-- Extracted information --
-----
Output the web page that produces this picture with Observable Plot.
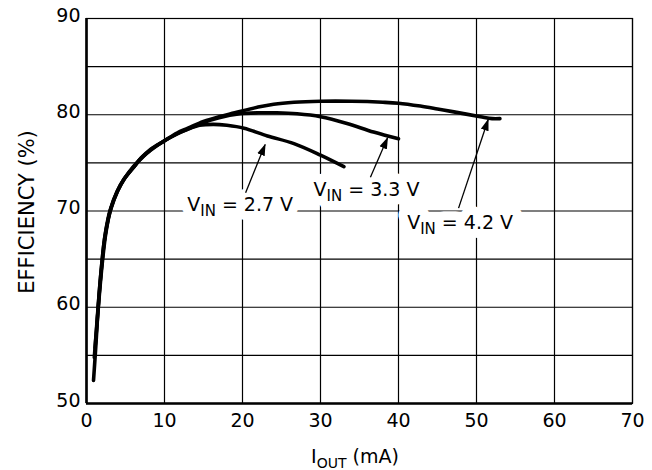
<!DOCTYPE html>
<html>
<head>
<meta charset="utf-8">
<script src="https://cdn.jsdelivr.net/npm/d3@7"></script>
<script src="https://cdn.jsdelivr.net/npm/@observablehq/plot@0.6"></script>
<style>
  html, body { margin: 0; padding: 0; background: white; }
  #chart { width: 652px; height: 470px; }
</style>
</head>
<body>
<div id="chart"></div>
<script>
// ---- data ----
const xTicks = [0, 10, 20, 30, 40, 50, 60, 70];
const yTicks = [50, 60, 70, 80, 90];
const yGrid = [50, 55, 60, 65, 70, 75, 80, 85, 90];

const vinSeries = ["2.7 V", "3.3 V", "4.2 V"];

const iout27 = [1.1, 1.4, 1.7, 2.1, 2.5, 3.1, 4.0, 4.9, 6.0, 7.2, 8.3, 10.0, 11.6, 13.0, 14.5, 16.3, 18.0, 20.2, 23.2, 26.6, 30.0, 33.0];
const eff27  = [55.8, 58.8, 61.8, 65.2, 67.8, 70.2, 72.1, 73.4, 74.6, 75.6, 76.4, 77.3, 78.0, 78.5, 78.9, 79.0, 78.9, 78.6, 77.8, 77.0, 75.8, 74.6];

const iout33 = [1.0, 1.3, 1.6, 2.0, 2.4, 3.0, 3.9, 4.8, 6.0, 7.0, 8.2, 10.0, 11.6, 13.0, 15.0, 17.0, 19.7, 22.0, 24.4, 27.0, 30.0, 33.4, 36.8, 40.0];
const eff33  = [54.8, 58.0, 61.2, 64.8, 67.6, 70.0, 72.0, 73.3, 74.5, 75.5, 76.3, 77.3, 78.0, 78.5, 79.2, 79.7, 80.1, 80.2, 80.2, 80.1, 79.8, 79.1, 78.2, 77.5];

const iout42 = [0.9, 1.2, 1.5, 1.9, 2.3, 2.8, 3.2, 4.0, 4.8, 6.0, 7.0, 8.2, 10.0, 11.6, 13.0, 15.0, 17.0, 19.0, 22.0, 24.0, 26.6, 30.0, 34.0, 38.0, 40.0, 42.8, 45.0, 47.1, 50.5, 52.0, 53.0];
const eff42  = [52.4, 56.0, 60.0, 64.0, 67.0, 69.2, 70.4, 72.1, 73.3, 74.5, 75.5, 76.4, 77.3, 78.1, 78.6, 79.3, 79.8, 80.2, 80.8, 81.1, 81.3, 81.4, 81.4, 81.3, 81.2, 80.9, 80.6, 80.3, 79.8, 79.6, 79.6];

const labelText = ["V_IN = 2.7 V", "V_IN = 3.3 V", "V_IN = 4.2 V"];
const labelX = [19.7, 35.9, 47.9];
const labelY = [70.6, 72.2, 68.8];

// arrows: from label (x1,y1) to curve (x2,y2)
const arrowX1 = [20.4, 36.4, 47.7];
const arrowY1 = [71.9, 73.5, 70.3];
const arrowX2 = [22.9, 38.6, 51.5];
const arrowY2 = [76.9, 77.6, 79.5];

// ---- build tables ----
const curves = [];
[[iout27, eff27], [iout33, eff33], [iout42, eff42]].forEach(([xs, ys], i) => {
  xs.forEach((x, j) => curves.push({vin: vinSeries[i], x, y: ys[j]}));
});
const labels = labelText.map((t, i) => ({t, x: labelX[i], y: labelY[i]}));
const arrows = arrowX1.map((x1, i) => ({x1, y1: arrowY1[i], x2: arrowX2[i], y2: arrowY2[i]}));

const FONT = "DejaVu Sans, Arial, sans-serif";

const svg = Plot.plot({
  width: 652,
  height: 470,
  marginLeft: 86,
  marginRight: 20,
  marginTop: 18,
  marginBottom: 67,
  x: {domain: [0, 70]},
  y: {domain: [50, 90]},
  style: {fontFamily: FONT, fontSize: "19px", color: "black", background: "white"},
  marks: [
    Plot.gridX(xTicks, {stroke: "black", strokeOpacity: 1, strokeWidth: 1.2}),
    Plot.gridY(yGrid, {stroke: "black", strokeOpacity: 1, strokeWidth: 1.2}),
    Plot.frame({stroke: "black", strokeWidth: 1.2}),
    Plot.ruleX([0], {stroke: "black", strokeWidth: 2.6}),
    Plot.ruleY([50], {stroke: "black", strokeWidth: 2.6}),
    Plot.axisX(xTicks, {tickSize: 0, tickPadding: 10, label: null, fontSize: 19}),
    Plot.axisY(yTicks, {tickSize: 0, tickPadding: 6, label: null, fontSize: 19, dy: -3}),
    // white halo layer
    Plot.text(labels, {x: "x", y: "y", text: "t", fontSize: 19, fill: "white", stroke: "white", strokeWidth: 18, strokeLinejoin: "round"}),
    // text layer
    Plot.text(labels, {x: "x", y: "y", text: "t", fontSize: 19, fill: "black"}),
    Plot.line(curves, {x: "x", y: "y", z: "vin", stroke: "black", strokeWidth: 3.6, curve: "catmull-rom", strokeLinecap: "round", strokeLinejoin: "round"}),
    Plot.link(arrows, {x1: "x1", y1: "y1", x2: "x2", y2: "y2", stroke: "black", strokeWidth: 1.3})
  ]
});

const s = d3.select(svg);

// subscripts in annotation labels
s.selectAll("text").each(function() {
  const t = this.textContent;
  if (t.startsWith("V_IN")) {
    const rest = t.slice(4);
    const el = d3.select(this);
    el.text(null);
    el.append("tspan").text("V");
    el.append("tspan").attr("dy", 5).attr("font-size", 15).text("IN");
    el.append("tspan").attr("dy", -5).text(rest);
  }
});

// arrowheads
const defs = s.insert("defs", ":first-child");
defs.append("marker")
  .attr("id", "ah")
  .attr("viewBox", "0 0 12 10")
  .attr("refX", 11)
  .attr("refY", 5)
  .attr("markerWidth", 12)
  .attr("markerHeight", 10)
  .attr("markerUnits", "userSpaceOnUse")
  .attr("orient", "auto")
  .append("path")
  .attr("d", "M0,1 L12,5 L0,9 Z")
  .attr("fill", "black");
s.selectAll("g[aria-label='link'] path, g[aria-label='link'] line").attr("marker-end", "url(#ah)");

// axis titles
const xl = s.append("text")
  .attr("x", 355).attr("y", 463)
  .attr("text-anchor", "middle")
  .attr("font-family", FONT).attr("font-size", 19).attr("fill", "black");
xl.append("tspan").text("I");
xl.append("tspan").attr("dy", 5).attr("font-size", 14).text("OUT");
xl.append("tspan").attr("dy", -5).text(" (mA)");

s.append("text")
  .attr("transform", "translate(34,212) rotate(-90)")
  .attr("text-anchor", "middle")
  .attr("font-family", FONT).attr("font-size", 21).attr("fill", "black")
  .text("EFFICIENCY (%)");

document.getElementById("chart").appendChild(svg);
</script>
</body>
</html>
-----
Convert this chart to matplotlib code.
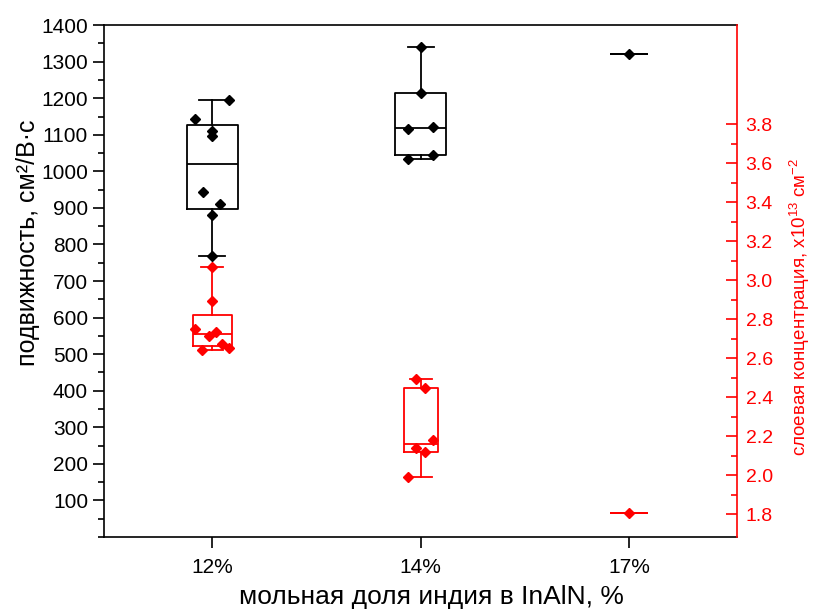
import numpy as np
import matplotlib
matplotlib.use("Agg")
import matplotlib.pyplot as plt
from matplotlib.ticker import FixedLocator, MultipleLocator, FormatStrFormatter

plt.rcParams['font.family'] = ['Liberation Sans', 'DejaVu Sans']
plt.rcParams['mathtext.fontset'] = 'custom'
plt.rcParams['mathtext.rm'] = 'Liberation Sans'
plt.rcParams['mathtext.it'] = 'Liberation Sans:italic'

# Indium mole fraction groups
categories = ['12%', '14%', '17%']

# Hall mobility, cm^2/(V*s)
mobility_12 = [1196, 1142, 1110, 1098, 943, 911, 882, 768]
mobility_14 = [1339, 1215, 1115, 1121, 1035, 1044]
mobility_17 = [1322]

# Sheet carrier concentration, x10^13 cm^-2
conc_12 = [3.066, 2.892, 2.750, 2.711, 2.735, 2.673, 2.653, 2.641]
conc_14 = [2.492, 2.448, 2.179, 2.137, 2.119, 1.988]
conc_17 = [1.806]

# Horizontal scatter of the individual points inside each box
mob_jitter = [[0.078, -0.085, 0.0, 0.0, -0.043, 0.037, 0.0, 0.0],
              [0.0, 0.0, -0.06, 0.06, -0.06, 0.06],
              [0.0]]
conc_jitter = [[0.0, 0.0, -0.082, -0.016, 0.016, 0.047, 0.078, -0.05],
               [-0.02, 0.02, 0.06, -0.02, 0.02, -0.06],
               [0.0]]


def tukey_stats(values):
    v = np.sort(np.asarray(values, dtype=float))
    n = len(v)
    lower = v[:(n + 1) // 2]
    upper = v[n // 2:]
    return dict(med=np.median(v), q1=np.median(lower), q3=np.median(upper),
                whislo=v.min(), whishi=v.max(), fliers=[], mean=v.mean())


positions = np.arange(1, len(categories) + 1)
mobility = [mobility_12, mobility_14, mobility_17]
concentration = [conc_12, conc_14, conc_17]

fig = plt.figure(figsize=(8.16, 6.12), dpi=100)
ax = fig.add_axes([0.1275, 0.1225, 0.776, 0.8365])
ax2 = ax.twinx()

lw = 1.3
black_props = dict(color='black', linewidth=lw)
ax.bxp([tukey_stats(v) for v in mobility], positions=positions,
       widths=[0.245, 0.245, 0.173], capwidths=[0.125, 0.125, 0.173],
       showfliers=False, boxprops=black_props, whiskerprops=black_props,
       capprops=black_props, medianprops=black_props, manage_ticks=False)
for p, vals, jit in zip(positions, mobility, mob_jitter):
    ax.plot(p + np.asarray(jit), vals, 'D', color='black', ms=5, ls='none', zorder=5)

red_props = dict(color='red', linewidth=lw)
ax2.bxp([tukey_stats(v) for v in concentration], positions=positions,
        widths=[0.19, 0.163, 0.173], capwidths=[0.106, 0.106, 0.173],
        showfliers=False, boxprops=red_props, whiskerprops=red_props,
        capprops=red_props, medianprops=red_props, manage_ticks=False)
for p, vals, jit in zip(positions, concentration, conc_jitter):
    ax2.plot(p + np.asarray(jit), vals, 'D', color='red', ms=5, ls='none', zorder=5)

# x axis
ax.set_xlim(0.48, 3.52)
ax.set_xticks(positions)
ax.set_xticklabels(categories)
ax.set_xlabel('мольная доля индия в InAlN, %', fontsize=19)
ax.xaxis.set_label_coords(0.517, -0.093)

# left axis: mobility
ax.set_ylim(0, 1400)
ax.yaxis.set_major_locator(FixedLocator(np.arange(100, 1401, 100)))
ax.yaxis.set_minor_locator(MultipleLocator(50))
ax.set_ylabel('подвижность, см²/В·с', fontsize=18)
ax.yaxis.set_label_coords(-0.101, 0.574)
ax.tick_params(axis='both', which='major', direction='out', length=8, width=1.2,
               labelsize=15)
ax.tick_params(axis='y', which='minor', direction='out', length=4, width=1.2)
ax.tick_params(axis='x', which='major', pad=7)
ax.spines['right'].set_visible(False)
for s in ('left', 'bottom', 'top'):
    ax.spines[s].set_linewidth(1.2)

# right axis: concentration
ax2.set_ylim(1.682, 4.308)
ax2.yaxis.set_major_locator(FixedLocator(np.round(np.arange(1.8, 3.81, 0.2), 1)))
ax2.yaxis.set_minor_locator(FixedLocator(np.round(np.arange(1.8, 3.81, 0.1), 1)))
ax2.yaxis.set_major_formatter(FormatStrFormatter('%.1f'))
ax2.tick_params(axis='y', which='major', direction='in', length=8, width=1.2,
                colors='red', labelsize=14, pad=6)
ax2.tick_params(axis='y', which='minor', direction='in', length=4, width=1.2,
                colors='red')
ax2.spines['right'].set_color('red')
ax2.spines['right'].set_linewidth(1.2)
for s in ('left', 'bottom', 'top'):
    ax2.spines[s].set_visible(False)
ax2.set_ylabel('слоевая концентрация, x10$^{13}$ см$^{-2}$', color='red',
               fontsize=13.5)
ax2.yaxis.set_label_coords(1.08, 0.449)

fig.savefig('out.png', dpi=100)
-----
-- Goal --
Identify every line holding the word "chart" and copy it out.

-- Worked answer --
  #chart { width: 652px; height: 470px; }
<div id="chart"></div>
document.getElementById("chart").appendChild(svg);
Convert this chart to matplotlib code.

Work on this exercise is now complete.